By >Tegan Slot
Nearly 900,000 hectares of Canada’s forests are harvested on an annual basis, 379,000 of which are manually re-planted by tree-planters with an estimated 509 million seedlings. These tree-planters consistently carry loads exceeding 16 kg while repetitively bending over 200 times/hour.
Although injury rates in most industrial sectors have decreased in Canada over the past decade, injury rates in the forestry sector continue to rise. The ultimate goal of this research project is to reduce injuries to reforestation workers.
Worker posture has been assessed in a field setting by tracking the 3D kinematics of the upper extremities and trunk during the planting task.
Planting strategies, such tree-unloading methods will be evaluated in the field to determine effect on posture during the planting task. These same strategies will be evaluated in a lab-setting for their effect on both posture and joint loading.
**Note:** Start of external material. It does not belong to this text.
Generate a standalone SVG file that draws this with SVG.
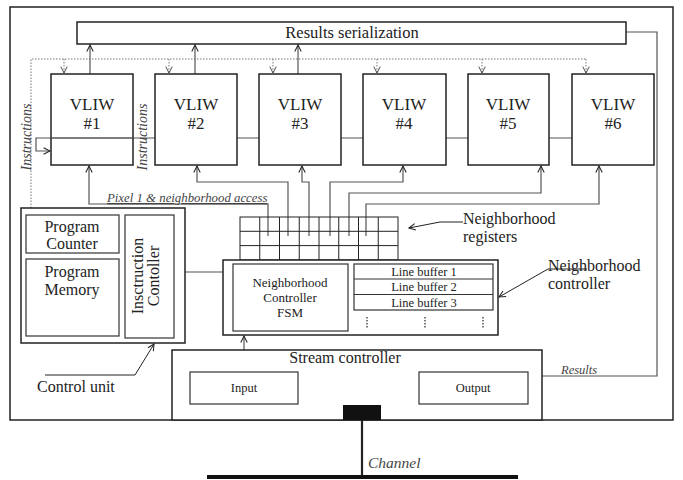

These data will provide a basis for design of more ergonomically sound equipment which improves posture to reduce injury to workers.
Thesis by Tegan Slot > Occupational Biomechanics of Tree-Planters: A study of musculoskeletal symptoms, posture and joint reaction forces in Ontario tree-planters
Issue Date: 14-Apr-2010
Tree-planters are likely to suffer from musculoskeletal injuries during their short work season. The objective of this research is to identify the biomechanical mechanisms that contribute to these injuries with an overall goal of reducing injury frequency and severity. Pre- and post-season discomfort questionnaires were administered to workers in two tree-planting camps to identify areas of the body most prone to injury. Musculoskeletal pain and discomfort were significantly higher post season. Greatest pain and discomfort were reported in the feet, wrists and back, while the highest frequency of pain was reported in the back. Upper body and trunk postures were recorded during the tree-planting task in the field using digital video and inclinometers. Results indicated that deep trunk flexion occurred over 2600 times per day and workers spent at least half of their workday in trunk flexion greater than 45 degrees. Although results provide useful insight into injury mechanisms, postural data were two dimensional. Inertial motion sensors were used in a second field study the following season to examine differences in three-dimensional upper limb and trunk relative joint angles during commonly used tree seedling unloading methods. Results showed trunk rotation up to 50 degrees combined with deep trunk flexion during parts of the task. Trunk flexion and rotation were significantly less when the tree seedling load was distributed asymmetrically as compared to symmetrically. Joint reaction forces in the lower body and trunk during the same unloading methods was examined during a simulated planting task in a lab environment. Greatest joint reaction forces and non-neutral postures occurred when the tree was inserted into the ground. Right-loaded planting bags resulted in more substantial differences in posture and joint reaction forces than either left-loaded or even-loaded bags. Axial forces were greater in the right leg than the left throughout the task, regardless of loading condition. In conclusion, underlying biomechanical mechanisms for injury during tree-planting seem to be a combination of awkward postures (particularly the trunk), repetitive motions, and carrying of heavy loads. Different seedling unloading strategies did not result in substantial overall differences in posture or joint reaction forces.